Secular Jewish identity is so interwoven into liberal American identity, in fact, that liberal American Jews often see them as one and the same. As the sociologist Chaim Waxman has observed, “Increasing numbers of young American Jews assume that liberal American values are actually Jewish values.” Especially since the Iraq War, diplomacy has been a core element of those liberal values. And since 2008, no American politician has articulated them more effectively than U.S. President Barack Obama. Which helps explain why community number two, overwhelmingly, supports Obama’s nuclear deal with Iran.

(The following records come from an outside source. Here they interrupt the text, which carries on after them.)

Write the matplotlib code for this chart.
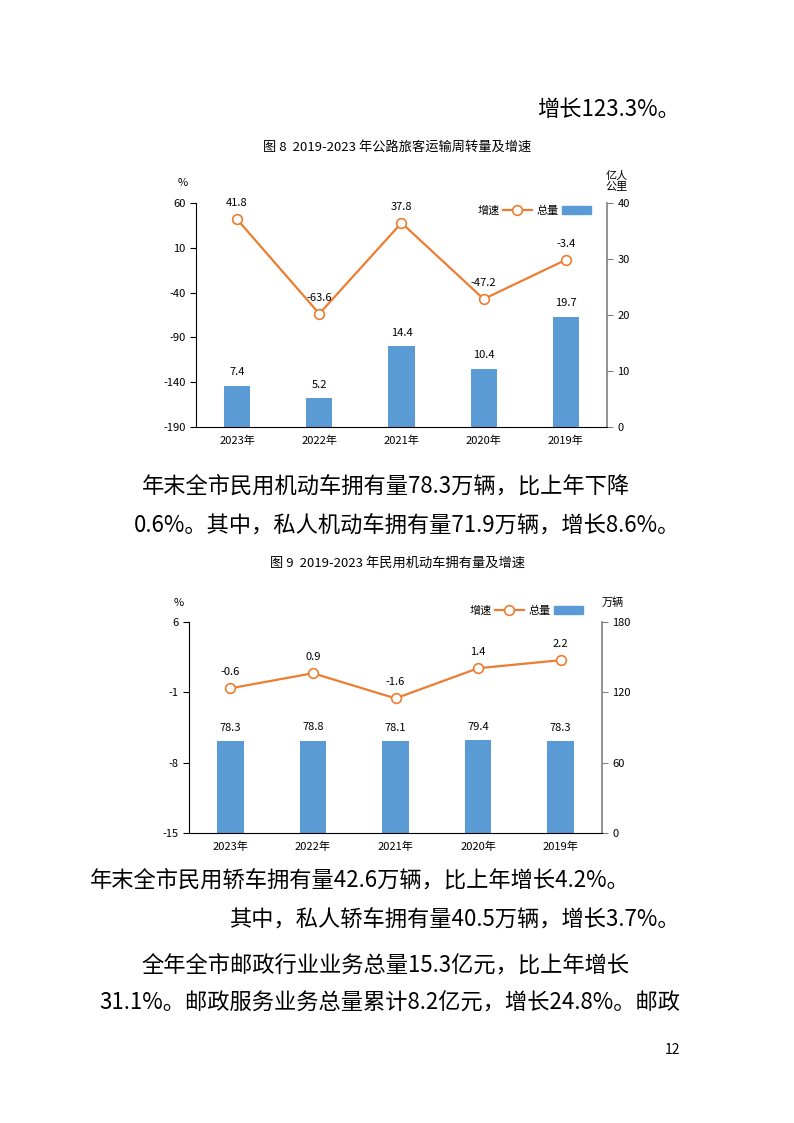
import numpy as np
import matplotlib
matplotlib.use("Agg")
import matplotlib.pyplot as plt
from matplotlib.lines import Line2D
from matplotlib.patches import Patch

plt.rcParams['font.family'] = ['Noto Sans CJK SC', 'DejaVu Sans']
plt.rcParams['axes.unicode_minus'] = False

# data
years = ['2019年', '2020年', '2021年', '2022年', '2023年']

turnover = [19.7, 10.4, 14.4, 5.2, 7.4]          # 亿人公里
turnover_growth = [-3.4, -47.2, 37.8, -63.6, 41.8]  # %

vehicles = [78.3, 79.4, 78.1, 78.8, 78.3]         # 万辆
vehicles_growth = [2.2, 1.4, -1.6, 0.9, -0.6]     # %

BAR = '#5B9BD5'
LINE = '#ED7D31'

W, H = 794, 1123
fig = plt.figure(figsize=(W / 100, H / 100), dpi=100)


def fx(px):
    return px / W


def fy(py):
    return 1 - py / H


def combo(box, bars, growth, ylim_l, step_l, ylim_r, step_r):
    x0, y0, x1, y1 = box
    ax = fig.add_axes([fx(x0), fy(y1), fx(x1) - fx(x0), fy(y0) - fy(y1)])
    ax2 = ax.twinx()
    x = np.arange(len(years))

    ax2.bar(x, bars, width=0.32, color=BAR, zorder=2)
    for xi, v in zip(x, bars):
        ax2.annotate(f'{v}', (xi, v), xytext=(0, 6), textcoords='offset points',
                     ha='center', va='bottom', fontsize=8)
    ax2.set_ylim(*ylim_r)
    ax2.set_yticks(np.arange(ylim_r[0], ylim_r[1] + 1, step_r))

    ax.plot(x, growth, color=LINE, lw=1.6, marker='o', ms=7,
            mfc='white', mec=LINE, mew=1.2, zorder=3)
    for xi, v in zip(x, growth):
        ax.annotate(f'{v}', (xi, v), xytext=(0, 8), textcoords='offset points',
                    ha='center', va='bottom', fontsize=8)
    ax.set_ylim(*ylim_l)
    ax.set_yticks(np.arange(ylim_l[0], ylim_l[1] + 1, step_l))

    ax.set_zorder(ax2.get_zorder() + 1)
    ax.patch.set_visible(False)

    ax.set_xlim(len(years) - 0.5, -0.5)
    ax.set_xticks(x)
    ax.set_xticklabels(years, fontsize=8)
    ax.tick_params(axis='x', length=0, pad=6)
    ax.tick_params(axis='y', labelsize=8, length=4, width=0.8, direction='out')
    ax2.tick_params(axis='y', labelsize=8, length=4, width=0.8, direction='out',
                    color='#808080')

    for a in (ax, ax2):
        a.spines['top'].set_visible(False)
    ax.spines['left'].set_color('black')
    ax.spines['bottom'].set_color('black')
    ax.spines['right'].set_visible(False)
    ax2.spines['left'].set_visible(False)
    ax2.spines['bottom'].set_visible(False)
    ax2.spines['right'].set_color('#808080')
    ax2.spines['right'].set_linewidth(1.2)
    return ax, ax2


def legend(cx, cy):
    handles = [Line2D([], [], color=LINE, lw=1.6, marker='o', ms=7,
                      mfc='white', mec=LINE, mew=1.2),
               Patch(color=BAR)]
    fig.legend(handles, ['增速', '总量'], loc='center',
               bbox_to_anchor=(fx(cx), fy(cy)), ncol=2, frameon=False,
               markerfirst=False, fontsize=8, handlelength=2.6,
               handletextpad=0.3, columnspacing=0.4)


# body text
body = 16
fig.text(fx(680), fy(110), '增长123.3%。', ha='right', va='center', fontsize=body)
fig.text(fx(630), fy(486), '年末全市民用机动车拥有量78.3万辆，比上年下降',
         ha='right', va='center', fontsize=body)
fig.text(fx(680), fy(526), '0.6%。其中，私人机动车拥有量71.9万辆，增长8.6%。',
         ha='right', va='center', fontsize=body)
fig.text(fx(630), fy(880), '年末全市民用轿车拥有量42.6万辆，比上年增长4.2%。',
         ha='right', va='center', fontsize=body)
fig.text(fx(680), fy(920), '其中，私人轿车拥有量40.5万辆，增长3.7%。',
         ha='right', va='center', fontsize=body)
fig.text(fx(630), fy(965), '全年全市邮政行业业务总量15.3亿元，比上年增长',
         ha='right', va='center', fontsize=body)
fig.text(fx(680), fy(1003), '31.1%。邮政服务业务总量累计8.2亿元，增长24.8%。邮政',
         ha='right', va='center', fontsize=body)
fig.text(fx(672), fy(1050), '12', ha='center', va='center', fontsize=10)

# chart 8
fig.text(fx(397), fy(147), '图 8  2019-2023 年公路旅客运输周转量及增速',
         ha='center', va='center', fontsize=9.5)
combo((196, 203, 607, 427), turnover, turnover_growth, (-190, 60), 50, (0, 40), 10)
fig.text(fx(183), fy(183), '%', ha='center', va='center', fontsize=8)
fig.text(fx(617), fy(181), '亿人\n公里', ha='center', va='center', fontsize=8,
         linespacing=1.1)
legend(534, 211)

# chart 9
fig.text(fx(397), fy(563), '图 9  2019-2023 年民用机动车拥有量及增速',
         ha='center', va='center', fontsize=9.5)
combo((189, 622, 602, 833), vehicles, vehicles_growth, (-15, 6), 7, (0, 180), 60)
fig.text(fx(179), fy(603), '%', ha='center', va='center', fontsize=8)
fig.text(fx(613), fy(603), '万辆', ha='center', va='center', fontsize=8)
legend(526, 611)

fig.savefig('out.png', dpi=100, facecolor='white')
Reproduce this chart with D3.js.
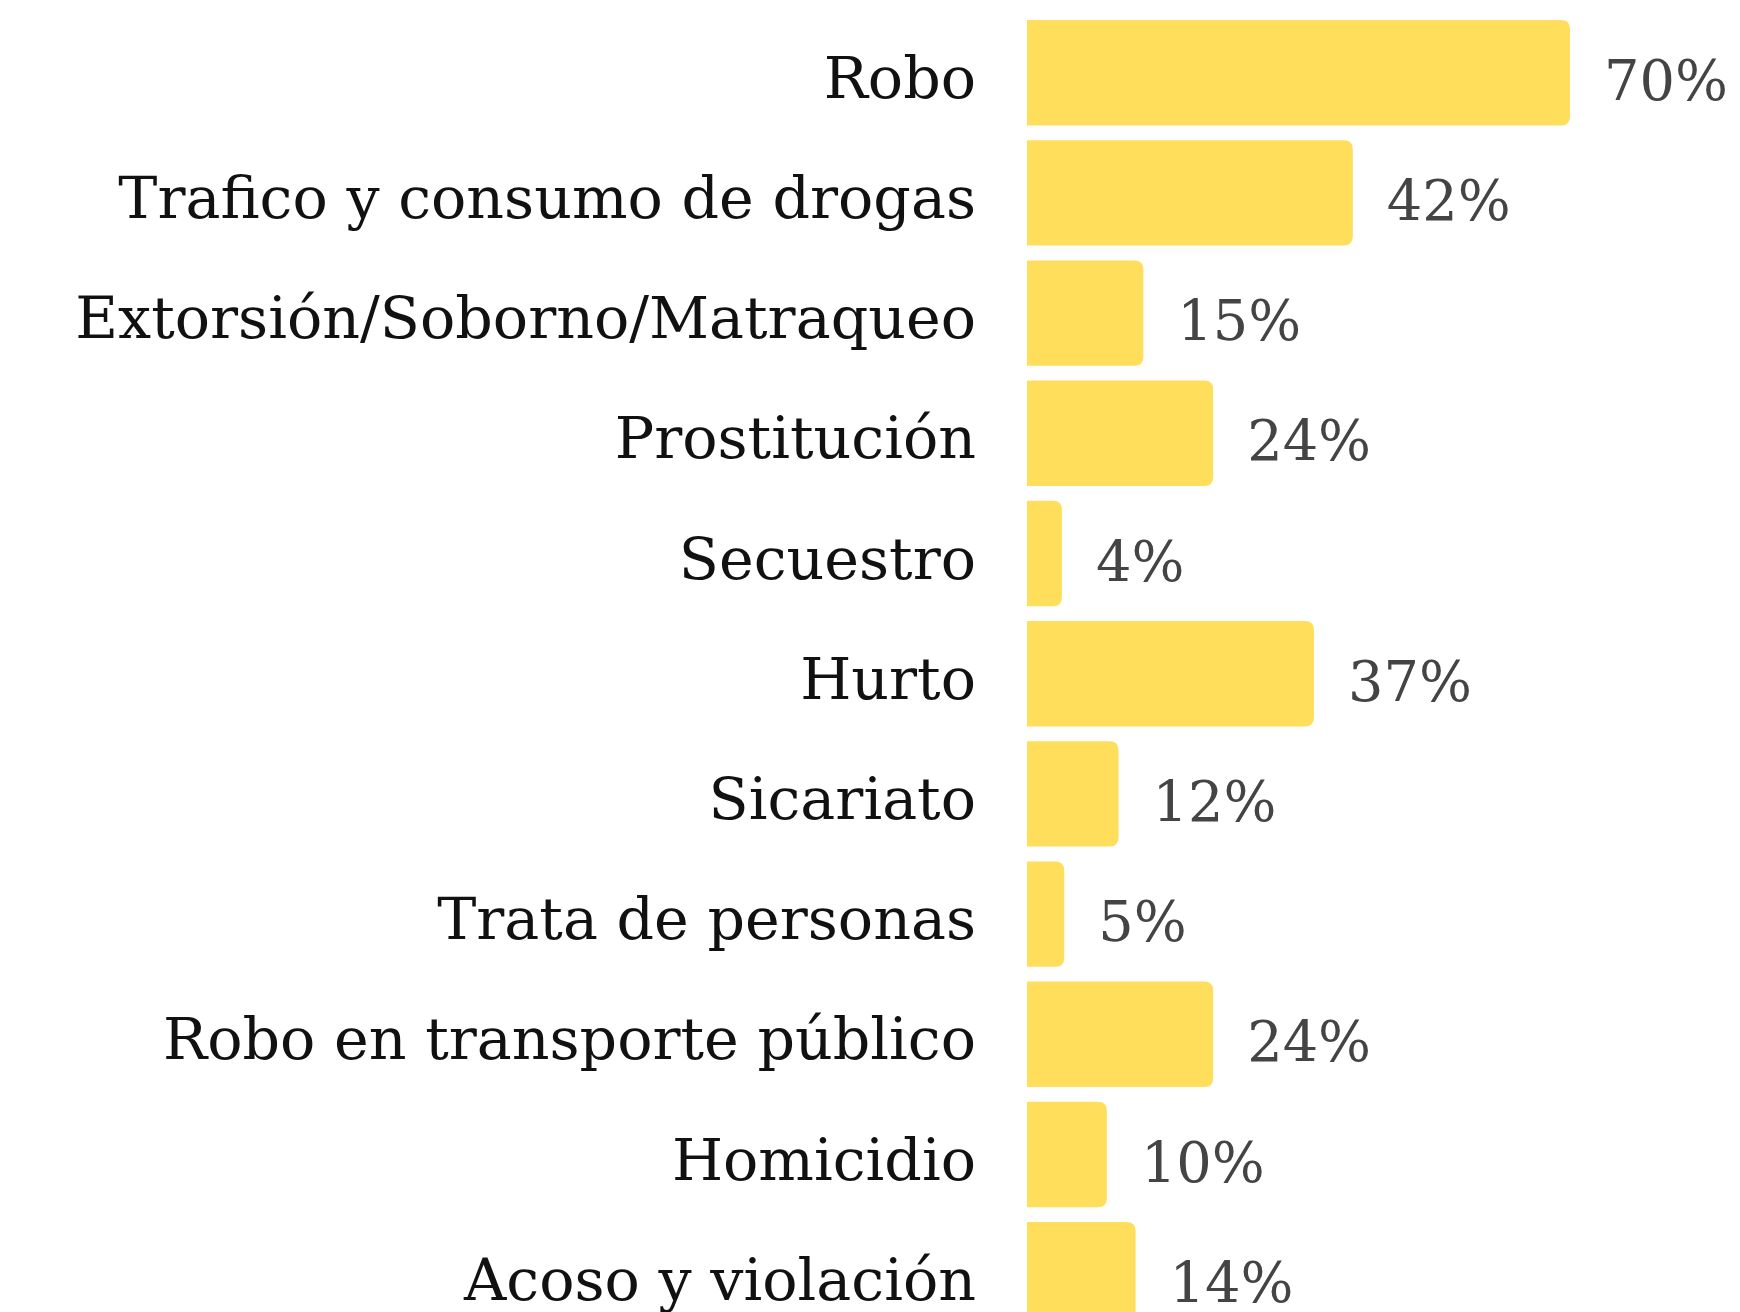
<!DOCTYPE html>
<html><head><meta charset="utf-8">
<script src="https://cdn.jsdelivr.net/npm/d3@7"></script>
<style>html,body{margin:0;padding:0;background:#fff;}svg{display:block;}</style>
</head><body>
<svg id="chart" width="1740" height="1312"></svg>
<script>
const categories = ["Robo","Trafico y consumo de drogas","Extorsión/Soborno/Matraqueo","Prostitución","Secuestro","Hurto","Sicariato","Trata de personas","Robo en transporte público","Homicidio","Acoso y violación"];
const values = [70,42,15,24,4.5,37,11.8,4.8,24,10.3,14];
const valueLabels = ["70%","42%","15%","24%","4%","37%","12%","5%","24%","10%","14%"];

const svg = d3.select("#chart");
const font = "'DejaVu Serif', serif";
const y = d3.scaleBand().domain(categories).range([12.6, 12.6 + 11*120.2]).paddingInner(0.123).paddingOuter(0.0615);
const x = d3.scaleLinear().domain([0,70]).range([1027,1570]);
const r = 9;
function barPath(d,i){
  const x0 = x(0), x1 = x(values[i]), y0 = y(d), h = y.bandwidth();
  const rr = Math.min(r, (x1-x0)/2);
  return `M${x0},${y0}H${x1-rr}Q${x1},${y0} ${x1},${y0+rr}V${y0+h-rr}Q${x1},${y0+h} ${x1-rr},${y0+h}H${x0}Z`;
}
svg.append("g").selectAll("path").data(categories).join("path")
  .attr("d", barPath).attr("fill","#FFDE5C");

const cat = svg.append("g").selectAll("text").data(categories).join("text")
  .attr("x", 976).attr("y", d => y(d) + y.bandwidth()/2 + 25)
  .attr("text-anchor","end").attr("fill","#111")
  .style("font-family", font).style("font-size","60px").text(d=>d);
// fit second label to reference width
const wTraf = cat.nodes()[1].getComputedTextLength();
cat.style("font-size", (60 * 858 / wTraf) + "px");

const vl = svg.append("g").selectAll("text").data(categories).join("text")
  .attr("x", (d,i) => x(values[i]) + 34)
  .attr("y", d => y(d) + y.bandwidth()/2 + 27)
  .attr("fill","#444").style("font-family", font).style("font-size", "60px")
  .text((d,i)=>valueLabels[i]);
const w70 = vl.nodes()[0].getComputedTextLength();
vl.style("font-size", (60*124/w70) + "px");
</script>
</body></html>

For all the current talk of intra-Jewish healing, the rift between America’s two Jewish communities will likely grow. One big reason is generational. Some American Jews have a foot in both camps, but they’re disproportionately older. It’s among the older generation that one more often finds Jews who are secular but intensely tribal (Ed Koch was a good example), and thus live like the members of community number two but view Israel like the members of community number one. It’s also more common to find older religious Jews who are nonetheless politically liberal (Jack Lew is a good example) because they came of age before the Orthodox community moved en masse into the GOP.

Among the young, the divide is sharper. Younger religious Jews are more cloistered than their parents and grandparents. (When Jack Lew and Joe Lieberman were growing up, many Orthodox Jews still attended public school). Younger secular Jews are more assimilated and less tribal than their parents and grandparents.

In the past, I’ve speculated about ways to bridge this divide. But doing so will be hard because Iran is not the cause of the current American Jewish disunity. It’s a symptom. Since the 1960s, American Christians have been waging a bitter culture war. And American Jews are now prominent combatants, on opposing sides.